Friday, March 13, 2009

At Least Four Trees of Smoke Were Used to Publish This Book

By Barrister Lichtenauer

This was a long and hard literary battle. This was 700 + pages of thin paper and lots of words. This will always be remembered as the book that almost killed the Gentlemen Bookreader's Club of America. But we muddled through it and, for the most part, are glad we did.

Dennis Johnson’s epic Tree of Smoke follows what feels like 41,234 characters as they work to understand Vietnam while trying to stay alive (spoiler – a lot of them die, but its not what you’d expect).

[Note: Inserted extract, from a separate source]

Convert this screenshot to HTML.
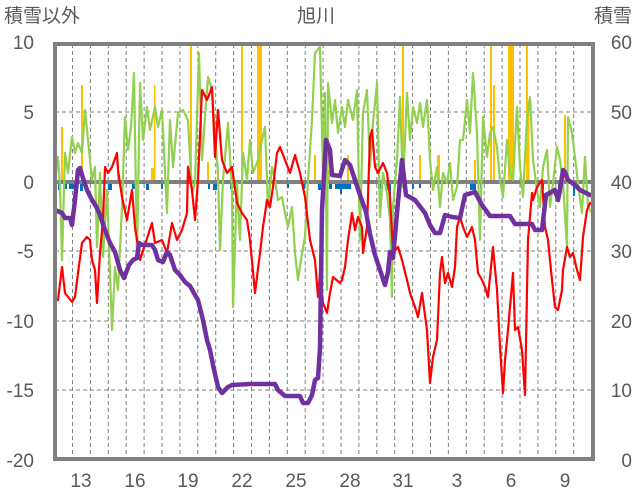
<!DOCTYPE html>
<html><head><meta charset="utf-8"><style>
html,body{margin:0;padding:0;background:#fff}
svg{display:block}
text{font-family:"Liberation Sans","Noto Sans CJK JP",sans-serif;fill:#595959;font-size:19px}
</style></head><body>
<svg width="636" height="501" viewBox="0 0 636 501">
<g stroke="#7f7f7f" stroke-width="1" stroke-dasharray="4,3">
<line x1="55" y1="112" x2="593" y2="112"/><line x1="55" y1="251" x2="593" y2="251"/>
<line x1="55" y1="321" x2="593" y2="321"/><line x1="55" y1="390" x2="593" y2="390"/>
<g id="vg">
<line x1="72.5" y1="44" x2="72.5" y2="459"/><line x1="90.4" y1="44" x2="90.4" y2="459"/><line x1="108.3" y1="44" x2="108.3" y2="459"/><line x1="126.2" y1="44" x2="126.2" y2="459"/><line x1="144.1" y1="44" x2="144.1" y2="459"/><line x1="162" y1="44" x2="162" y2="459"/><line x1="179.9" y1="44" x2="179.9" y2="459"/><line x1="197.8" y1="44" x2="197.8" y2="459"/><line x1="215.7" y1="44" x2="215.7" y2="459"/><line x1="233.6" y1="44" x2="233.6" y2="459"/><line x1="251.5" y1="44" x2="251.5" y2="459"/><line x1="269.4" y1="44" x2="269.4" y2="459"/><line x1="287.3" y1="44" x2="287.3" y2="459"/><line x1="305.2" y1="44" x2="305.2" y2="459"/><line x1="323.1" y1="44" x2="323.1" y2="459"/><line x1="341" y1="44" x2="341" y2="459"/><line x1="358.9" y1="44" x2="358.9" y2="459"/><line x1="376.8" y1="44" x2="376.8" y2="459"/><line x1="394.7" y1="44" x2="394.7" y2="459"/><line x1="412.6" y1="44" x2="412.6" y2="459"/><line x1="430.5" y1="44" x2="430.5" y2="459"/><line x1="448.4" y1="44" x2="448.4" y2="459"/><line x1="466.3" y1="44" x2="466.3" y2="459"/><line x1="484.2" y1="44" x2="484.2" y2="459"/><line x1="502.1" y1="44" x2="502.1" y2="459"/><line x1="520" y1="44" x2="520" y2="459"/><line x1="537.9" y1="44" x2="537.9" y2="459"/><line x1="555.8" y1="44" x2="555.8" y2="459"/><line x1="573.7" y1="44" x2="573.7" y2="459"/>
</g></g>
<!-- yellow bars -->
<g fill="#ffc000">
<rect x="61" y="127" width="2" height="55"/><rect x="81" y="85" width="2" height="97"/><rect x="117" y="168" width="2" height="14"/><rect x="151" y="168" width="4" height="14"/><rect x="154" y="85" width="1.5" height="97"/><rect x="187" y="165" width="2" height="17"/><rect x="190" y="43" width="2" height="139"/><rect x="207" y="162" width="2" height="20"/><rect x="241" y="43" width="2" height="139"/><rect x="257" y="43" width="5" height="139"/><rect x="314" y="155" width="2" height="27"/>
<rect x="327" y="170" width="3" height="12"/><rect x="347" y="155" width="2" height="27"/><rect x="402" y="43" width="2" height="139"/><rect x="419" y="155" width="2" height="27"/><rect x="437" y="155" width="3" height="27"/><rect x="474" y="160" width="2" height="22"/><rect x="490" y="43" width="2" height="139"/><rect x="493" y="85" width="2" height="97"/><rect x="508" y="43" width="6" height="139"/><rect x="526" y="43" width="2" height="139"/><rect x="528" y="100" width="1.5" height="82"/><rect x="564" y="115" width="2" height="67"/>
</g>
<!-- blue bars -->
<g fill="#0070c0">
<rect x="58" y="182" width="3" height="8"/><rect x="64" y="182" width="3" height="7"/><rect x="69" y="182" width="8" height="7"/><rect x="80" y="182" width="3" height="9"/><rect x="108" y="182" width="4" height="8"/><rect x="132" y="182" width="3" height="7"/><rect x="146" y="182" width="3" height="8"/><rect x="161" y="182" width="2" height="7"/><rect x="165" y="182" width="3" height="8"/><rect x="208" y="182" width="2" height="7"/><rect x="213" y="182" width="4" height="8"/><rect x="230" y="182" width="2" height="7"/><rect x="287" y="182" width="2" height="6"/><rect x="302" y="182" width="3" height="7"/><rect x="318" y="182" width="3" height="8"/>
<rect x="329" y="182" width="3" height="7"/><rect x="335" y="182" width="16" height="7"/><rect x="340" y="188" width="2" height="6"/><rect x="378" y="182" width="3" height="7"/><rect x="385" y="182" width="4" height="8"/><rect x="389" y="182" width="2" height="16"/><rect x="412" y="182" width="2" height="7"/><rect x="419" y="182" width="2" height="6"/><rect x="470" y="182" width="6" height="8"/><rect x="480" y="182" width="2" height="7"/><rect x="542" y="182" width="2" height="7"/><rect x="558" y="182" width="2" height="7"/><rect x="573" y="182" width="2" height="14"/>
</g>
<line x1="55" y1="182" x2="593" y2="182" stroke="#808080" stroke-width="4"/>
<!-- green -->
<polyline fill="none" stroke="#92d050" stroke-width="2.2" stroke-linejoin="round" points="55,180 58,157 60,187 62,260 65,153 68,173 72,137 75,153 78,143 82,153 85,110 88,140 92,180 95,167 97,247 100,173 103,257 107,190 110,273 112,330 115,267 118,290 122,207 125,117 128,150 131,127 134,73 137,257 140,83 143,140 147,107 150,130 155,107 158,127 162,110 167,213 170,120 173,167 178,113 183,110 188,120 192,193 195,183 199,53 202,160 205,117 208,77 212,90 215,133 218,173 220,250 223,180 228,123 232,190 233,307 237,183 240,240 243,153 247,180 250,140 253,173 258,160 262,140 265,127 268,207 272,167 275,180 278,200 282,197 285,213 288,227 292,207 295,253 298,280 302,253 305,237 308,180 312,120 315,53 320,47 323,173 325,93 327,290 328,83 332,123 335,100 338,133 342,107 345,127 348,100 353,120 357,90 360,240 363,113 367,90 370,167 373,123 377,83 380,217 383,173 387,193 390,220 392,297 393,207 397,160 400,97 403,187 407,93 410,140 413,107 417,123 420,103 423,127 427,100 430,160 433,190 437,167 440,207 443,173 447,183 450,163 453,200 457,187 460,140 463,140 467,100 470,133 473,73 477,133 480,240 483,117 487,157 490,133 493,127 497,147 500,180 503,197 507,140 510,173 513,180 517,107 520,167 523,197 527,117 530,97 533,160 537,190 540,207 543,167 547,150 550,207 553,183 557,147 560,160 563,183 567,247 568,117 572,133 575,157 578,183 582,213 585,157 588,207 592,213"/>
<!-- red -->
<polyline fill="none" stroke="#ff0000" stroke-width="2.2" stroke-linejoin="round" points="55,300 58,300 62,267 65,293 72,302 75,297 78,273 82,243 87,237 90,240 92,260 95,270 97,303 100,253 103,220 105,167 108,173 112,167 117,153 118,170 122,197 127,220 132,190 135,227 140,260 152,223 155,243 162,240 167,253 172,223 177,240 182,230 187,213 188,167 192,190 195,220 198,180 202,90 207,100 212,87 215,157 218,110 222,160 227,173 232,167 237,203 242,213 247,220 250,240 255,293 260,253 263,227 267,200 270,207 273,187 277,153 280,147 285,160 290,173 295,155 300,173 305,197 310,240 315,260 318,297 320,273 323,303 327,313 330,293 333,277 340,283 342,280 345,267 348,240 352,213 355,230 358,217 362,227 363,253 367,227 370,137 372,130 375,167 378,173 383,163 387,173 390,197 393,253 398,247 402,260 407,280 410,293 415,307 418,317 422,293 427,330 430,383 433,357 437,340 440,273 442,257 445,283 448,273 452,287 455,267 457,227 460,217 463,227 467,237 472,227 475,240 478,273 482,280 485,287 488,297 493,247 497,290 500,347 503,393 505,360 508,330 513,273 515,330 518,327 522,350 525,395 528,240 532,193 533,200 537,187 542,180 545,227 548,240 552,280 555,307 558,310 562,290 563,270 567,247 570,257 573,253 577,270 580,280 583,237 587,210 590,203 593,205"/>
<!-- purple -->
<polyline fill="none" stroke="#7030a0" stroke-width="4.5" stroke-linejoin="round" points="55,210 62,213 65,218 70,218 72,225 75,200 78,170 80,168 83,178 87,190 92,200 97,208 100,215 105,230 110,243 115,252 120,270 124,278 129,265 133,260 137,258 139,243 142,245 152,245 155,250 158,260 163,262 167,252 170,255 175,270 180,275 185,282 190,286 195,295 198,300 203,320 207,340 210,350 213,365 218,387 222,393 225,390 228,387 232,385 250,384 275,384 278,390 285,396 300,396 303,403 308,403 312,395 315,380 318,378 320,348 322,210 326,140 330,150 332,175 340,176 345,160 350,165 355,180 360,195 366,212 370,234 375,255 380,270 385,285 388,272 390,252 393,258 398,202 402,160 406,195 415,200 425,213 430,225 435,233 440,233 445,215 452,217 460,218 465,195 475,192 482,205 490,216 510,216 515,224 532,224 535,230 542,230 546,195 555,190 558,200 560,190 563,170 565,172 568,180 575,185 580,190 590,195 593,195"/>
<rect x="55" y="44" width="538" height="415" fill="none" stroke="#808080" stroke-width="4"/>
<text x="4" y="22">積雪以外</text>
<text x="316" y="22" text-anchor="middle">旭川</text>
<text x="632" y="22" text-anchor="end">積雪</text>
<g text-anchor="end">
<text x="34" y="49">10</text><text x="34" y="119">5</text><text x="34" y="189">0</text><text x="34" y="258">-5</text><text x="34" y="328">-10</text><text x="34" y="397">-15</text><text x="34" y="467">-20</text>
<text x="632" y="49">60</text><text x="632" y="119">50</text><text x="632" y="189">40</text><text x="632" y="258">30</text><text x="632" y="328">20</text><text x="632" y="397">10</text><text x="632" y="467">0</text>
</g>
<g text-anchor="middle">
<text x="81" y="487">13</text><text x="135" y="487">16</text><text x="188" y="487">19</text><text x="242" y="487">22</text><text x="296" y="487">25</text><text x="350" y="487">28</text><text x="403" y="487">31</text><text x="457" y="487">3</text><text x="511" y="487">6</text><text x="565" y="487">9</text>
</g>
</svg>
</body></html>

  • There’s the CIA operatives who drink bourbon and talk about stuff they want to do but never actually do
  • The on-the-ground grunts trying to bone Vietnamese whores and get shot at once or twice
  • There’s the Vietnamese people who sit around sweating and not trusting anyone
  • There’s the aid worker who bones the CIA operatives and looks gross
  • There’s the assassin who complains a lot

Don’t get me wrong. It was a good book, Johnson can write – he’s eloquent and brilliant when he wants to be. When he doesn’t want to be, you get clunky dialogue and really confusing descriptions. Make no mistake, this was a classic “stick-with-it” book. If you could get through the first 150-200 pages, it starts moving at a good pace and gets pretty interesting. But it’s tough. The first seventh of this book is a real chore.

I'd love to give you a well-written synopsis of everything that happened, but this book was full of storylines and sub plots and sub sub plots and characters who get killed or not... its a huge mess. But I think that's the point. When it comes down to it, reading a book about Vietnam probably shouldn't be easy. It probably shouldn't be a simple, straight-up story. Because isn't that the point? Things out there were a huge, bloody mess. No one knew what was going on. And it's reflected in Johnson's sprawling narrative.

So. What is a Tree of Smoke? It'll only take you 700+ pages to find out.

Overall rating: Whale Oil Lamp

Barrister Lichtenauer: +1.75
Barrister Russell: +.25
Barrister Shaw: +1.5
Barrister Wells: -3.5

Meeting Place: Jack Stack Barbeque - it wasn't really related to the book. It was more of convenience. Yes, we should have eaten Vietnamese food or something like that.